Some further points of detail: pp. 12–13: Di Giuseppe expresses uncertainty about the ending of Palamedes, but the hypothesis-fragment P. Mich. 3020(a) now shows that it included the Nereids’ rescue of Palamedes’ brother Oiax from drowning and the arrival of their father Nauplius to threaten revenge for Palamedes and take Oiax home: see W. Luppe, ZPE 167 (2011), 52–55, anticipated in APF 50 (2004), 217–8. p. 22: one may well doubt whether Eur. Ino F 411.2–3 (‘Just as one could set fire to the slopes of Ida from a small torch . . .’) was an allusion to Hecuba’s dream. pp. 29–30: did Euripides portray the funeral games for Paris as a regular institution or a single commemoration? Di Giuseppe leaves the question open while providing good arguments for the former, which is surely what the phrasing of the hypothesis implies. pp. 96–100: in F 57 Di Giuseppe adopts Scodel’s τὴν τύχην and interprets the fragment as an accusation directed by Paris at his fellow-slaves: ‘I pastori “hanno” sempre τὸ δοῦλον come qualifica di schiave, ma l’hanno anche “acquisito” come attitudine morale’ (p. 99); but this reads a great deal into the words τὴν τύχην κεκτημένοι, and the simple οὐ . . . ἀλλά can hardly mean ‘not only . . . but also’ (the passages which Di Giuseppe compares have either οὐ . . . ἀλλά καί, or οὺ μόνον. . . ἀλλά . . ., or the quite different μὴ ὅτι/ὅπως . . . ἀλλά . . .). pp. 106–14: a useful discussion of the moralizing choral fragments 61b and 61c includes a convincing demonstration that διὰ δ’ ἔκρινεν ἁ τεκοῦσα γᾶ refers to earth’s separation of human beings from herself, not from other creatures or the inanimate cosmos, and a subtle interpretation of the phrase τὸ φρόνιμον . . . καὶ τὸ συνετόν in F 61b.9. pp. 121–2, 125–6: in F 54.4 Di Giuseppe retains Stobaeus’s μοχθοῦντ’ ἀμείνω τέκνα καὶ δραστήρια (μοχθεῖν τ’ ἀμείνω Conington, Kannicht et al.) and translates ‘figli migliori, che faticano e sono operosi’; I doubt if the phrasing allows this interpretation. pp. 144–7: in F 62d.22 Di Giuseppe prints Di Marco’s κε̣ῖ̣ν̣ο̣ν̣ μένονθ’ ὅς ἐστι (‘quello, rimanendo quello che e’) rather than Schadewaldt’s widely accepted κε̣ῖ̣ν̣ο̣ν̣ μέν, ὄνθ’ ὅς ἐστι, but does not explain why the latter ‘non sembra linguisticamente soddisfacente’ (p. 147: the phrasing with μέν and δὲ — ‘that he, being who he is, should be admired by the Trojans and Priam’s house be honoured with victory’ — seems to me entirely apt).
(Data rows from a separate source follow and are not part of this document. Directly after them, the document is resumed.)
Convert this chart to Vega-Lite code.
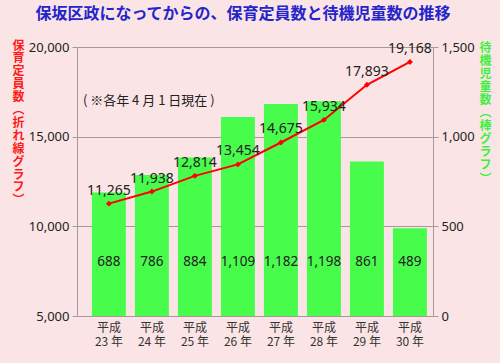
{
  "$schema": "https://vega.github.io/schema/vega-lite/v6.json",
  "width": 356,
  "height": 269,
  "autosize": {"type": "none"},
  "padding": {"left": 77, "top": 47, "right": 67, "bottom": 47},
  "background": "#fbe4e5",
  "config": {
    "view": {"stroke": "#a89898", "strokeWidth": 1},
    "font": "Noto Sans"
  },
  "title": {
    "text": "保坂区政になってからの、保育定員数と待機児童数の推移",
    "color": "#2424cc",
    "fontSize": 16,
    "fontWeight": "bold",
    "font": "Noto Sans CJK JP",
    "anchor": "middle",
    "frame": "group",
    "dx": -12,
    "offset": 17
  },
  "data": {
    "values": [
      {"year": "平成23年", "capacity": 11265, "waiting": 688},
      {"year": "平成24年", "capacity": 11938, "waiting": 786},
      {"year": "平成25年", "capacity": 12814, "waiting": 884},
      {"year": "平成26年", "capacity": 13454, "waiting": 1109},
      {"year": "平成27年", "capacity": 14675, "waiting": 1182},
      {"year": "平成28年", "capacity": 15934, "waiting": 1198},
      {"year": "平成29年", "capacity": 17893, "waiting": 861},
      {"year": "平成30年", "capacity": 19168, "waiting": 489}
    ]
  },
  "encoding": {
    "x": {
      "field": "year",
      "type": "nominal",
      "sort": null,
      "scale": {"paddingInner": 0.21, "paddingOuter": 0.244, "align": 0.71},
      "axis": {
        "title": null,
        "ticks": false,
        "domain": false,
        "labelAngle": 0,
        "labelExpr": "['平成', slice(datum.label, 2, 4) + ' 年']",
        "labelFont": "Noto Sans CJK JP",
        "labelFontSize": 12,
        "labelLineHeight": 14,
        "labelColor": "#333333",
        "labelPadding": 6
      }
    }
  },
  "layer": [
    {
      "encoding": {
        "y": {
          "field": "waiting",
          "type": "quantitative",
          "scale": {"domain": [0, 1500]},
          "axis": {
            "orient": "right",
            "values": [0, 500, 1000, 1500],
            "format": ",d",
            "grid": false,
            "domain": false,
            "tickColor": "#a89898",
            "tickSize": 5,
            "labelFontSize": 13,
            "labelColor": "#222222",
            "labelPadding": 3,
            "title": ["待","機","児","童","数","︵","棒","グ","ラ","フ","︶"],
            "titleAngle": 0,
            "titleColor": "#3ef03e",
            "titleFont": "Noto Sans CJK JP",
            "titleFontSize": 12,
            "titleFontWeight": "bold",
            "titleLineHeight": 13.1,
            "titleAlign": "center",
            "titleBaseline": "top",
            "titleX": 52,
            "titleY": -5
          }
        }
      },
      "layer": [
        {"mark": {"type": "bar", "color": "#48fc4c"}},
        {
          "mark": {"type": "text", "fontSize": 13.5, "color": "#222222"},
          "encoding": {
            "y": {"datum": 300},
            "text": {"field": "waiting", "type": "quantitative", "format": ",d"}
          }
        }
      ]
    },
    {
      "encoding": {
        "y": {
          "field": "capacity",
          "type": "quantitative",
          "scale": {"domain": [5000, 20000]},
          "axis": {
            "orient": "left",
            "values": [5000, 10000, 15000, 20000],
            "format": ",d",
            "grid": true,
            "gridColor": "#a89898",
            "gridOpacity": 1,
            "domain": false,
            "tickColor": "#a89898",
            "tickSize": 5,
            "labelFontSize": 13,
            "labelColor": "#222222",
            "labelPadding": 3,
            "title": ["保","育","定","員","数","︵","折","れ","線","グ","ラ","フ","︶"],
            "titleAngle": 0,
            "titleColor": "#ff1a1a",
            "titleFont": "Noto Sans CJK JP",
            "titleFontSize": 12,
            "titleFontWeight": "bold",
            "titleLineHeight": 12.9,
            "titleAlign": "center",
            "titleBaseline": "top",
            "titleX": -59,
            "titleY": -7
          }
        }
      },
      "layer": [
        {"mark": {"type": "line", "color": "#ff0000", "strokeWidth": 2}},
        {"mark": {"type": "point", "shape": "diamond", "filled": true, "color": "#ff0000", "size": 35, "opacity": 1}},
        {
          "mark": {"type": "text", "fontSize": 14, "color": "#222222", "baseline": "bottom", "dy": -6},
          "encoding": {"text": {"field": "capacity", "type": "quantitative", "format": ",d"}}
        },
        {
          "transform": [{"filter": "datum.year === '平成23年'"}],
          "mark": {"type": "text", "align": "left", "baseline": "middle", "fontSize": 13, "color": "#222222", "font": "Noto Sans CJK JP", "dx": -26},
          "encoding": {
            "y": {"datum": 17000},
            "text": {"value": "( ※各年 4 月 1 日現在 )"}
          }
        }
      ]
    }
  ],
  "resolve": {"scale": {"y": "independent"}}
}
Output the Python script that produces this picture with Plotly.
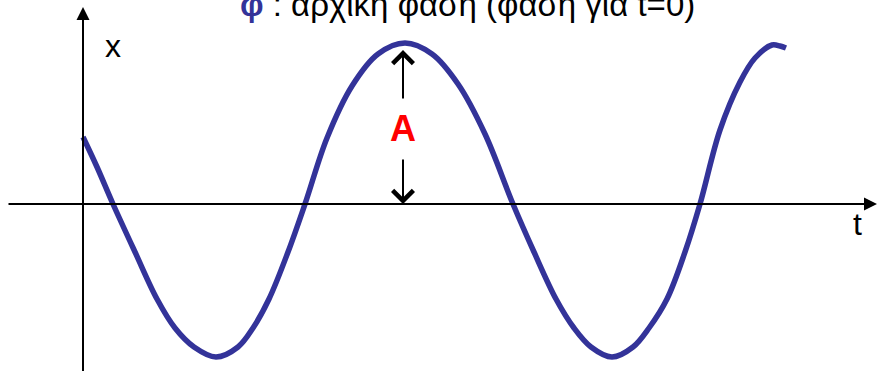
import plotly.graph_objects as go

# Curve samples (t: time units, x: displacement)
t_vals = [0, 14, 30, 52, 74, 92, 111, 133, 155, 170, 186, 205, 222, 244, 269, 295,
          322, 349, 375, 402, 430, 451, 473, 491, 508, 529, 550, 566, 584, 602, 617,
          637, 657, 672, 689, 697, 703]
x_vals = [67, 37, 0, -48, -95, -124, -143, -153, -143, -124, -95, -48, 0, 66, 118, 150,
          161, 150, 120, 70, 0, -48, -95, -124, -143, -153, -143, -124, -95, -48, 0,
          74, 122, 146, 159, 158, 156]

amp_t = 320          # position of the amplitude marker
amp_value = 155      # peak height marked by "A"

title_text = ('<b><span style="color:#333399">φ</span></b> : αρχική φάση (φάση για t=0)')

curve_color = "#333399"

fig = go.Figure()
fig.add_trace(go.Scatter(x=t_vals, y=x_vals, mode="lines",
                         line=dict(color=curve_color, width=5.5, shape="spline", smoothing=1.0),
                         hoverinfo="skip"))

ann = []
# horizontal axis (t) with arrow
ann.append(dict(x=794, y=0, ax=-76, ay=0, xref="x", yref="y", axref="x", ayref="y",
                showarrow=True, arrowhead=2, arrowsize=1.3, arrowwidth=2, arrowcolor="black",
                standoff=0, text=""))
# vertical axis (x) with arrow
ann.append(dict(x=0, y=197, ax=0, ay=-175, xref="x", yref="y", axref="x", ayref="y",
                showarrow=True, arrowhead=2, arrowsize=1.3, arrowwidth=2, arrowcolor="black",
                standoff=0, text=""))
# amplitude arrows
ann.append(dict(x=amp_t, y=amp_value - 1, ax=amp_t, ay=104, xref="x", yref="y", axref="x", ayref="y",
                showarrow=True, arrowhead=4, arrowsize=2.0, arrowwidth=2, arrowcolor="black",
                standoff=0, text=""))
ann.append(dict(x=amp_t, y=0, ax=amp_t, ay=46, xref="x", yref="y", axref="x", ayref="y",
                showarrow=True, arrowhead=4, arrowsize=2.0, arrowwidth=2, arrowcolor="black",
                standoff=0, text=""))
ann.append(dict(x=amp_t, y=76, xref="x", yref="y", showarrow=False, text="<b>A</b>",
                font=dict(family="Liberation Sans, Arial", size=36, color="red"),
                xanchor="center", yanchor="middle"))
# axis labels
ann.append(dict(x=30, y=158, xref="x", yref="y", showarrow=False, text="x",
                font=dict(family="Liberation Sans, Arial", size=32, color="black"),
                xanchor="center", yanchor="middle"))
ann.append(dict(x=774, y=-20, xref="x", yref="y", showarrow=False, text="t",
                font=dict(family="Liberation Sans, Arial", size=32, color="black"),
                xanchor="center", yanchor="middle"))
# title (partially cut at top in the original)
ann.append(dict(x=155, y=179, xref="x", yref="y", showarrow=False, text=title_text,
                font=dict(family="Liberation Sans, Arial", size=33, color="black"),
                xanchor="left", yanchor="bottom"))

fig.update_layout(
    width=878, height=371,
    margin=dict(l=0, r=0, t=0, b=0, autoexpand=False),
    paper_bgcolor="white", plot_bgcolor="white",
    showlegend=False,
    xaxis=dict(visible=False, range=[-83, 795], fixedrange=True),
    yaxis=dict(visible=False, range=[-167, 204], fixedrange=True),
    annotations=ann,
)

fig.write_html("out.html", config={"displayModeBar": False, "staticPlot": True},
               post_script="document.body.style.margin='0';document.body.style.overflow='hidden';")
The book is nicely printed, and I noticed only a few trivial typos in the Greek. The Greek font has gone astray on pp. 9 and 115, and in several places an em-dash linking the beginning and end of a citation in the apparatus is not printed (e.g. ‘ἃ χρεών om. Plut.’ should be ‘ἃ — χρεών om. Plut.’, p. 22 n. 30). For ‘van Rossum-Steenbeeck’ read ‘van Rossum-Steenbeek’ passim.

Table of Contents

Introduzione (pp. 9–42)
l. La tradizione dell’ Alessandro e la storia degli studi
2. La trilogia euripidea del 415 a. C.
3. I1 mito di Alessandro-Paride e la trama della tragedia
4. La scena e il Coro
Ricostruzione della tragedia (pp. 43–195)
l. Il prologo
2. La parodo e primo episodio
3. L’agone
4. Il racconto del Messaggero
5. Il complotto contro Alessandro
6. L’attacco contro Alessandro e il riconoscimento
7. La conclusione della tragedia
8. Per una valutazione dell’ Alessandro
Bibliografia (pp. 197–213)
Indice dei passi discussi (pp. 215–219)

Notes

1. R. Kannicht, Tragicorum Graecorum Fragmenta 5.1 (Göttingen, 2004), 174–2004; C. Collard, M. J. Cropp, J. Gibert, Euripides. Selected Fragmentary Plays II (Oxford, 2004), 35–91; C. Collard, M. Cropp, Euripides. Fragments. Aegeus–Meleager (Cambridge, Mass., 2008), 33–75.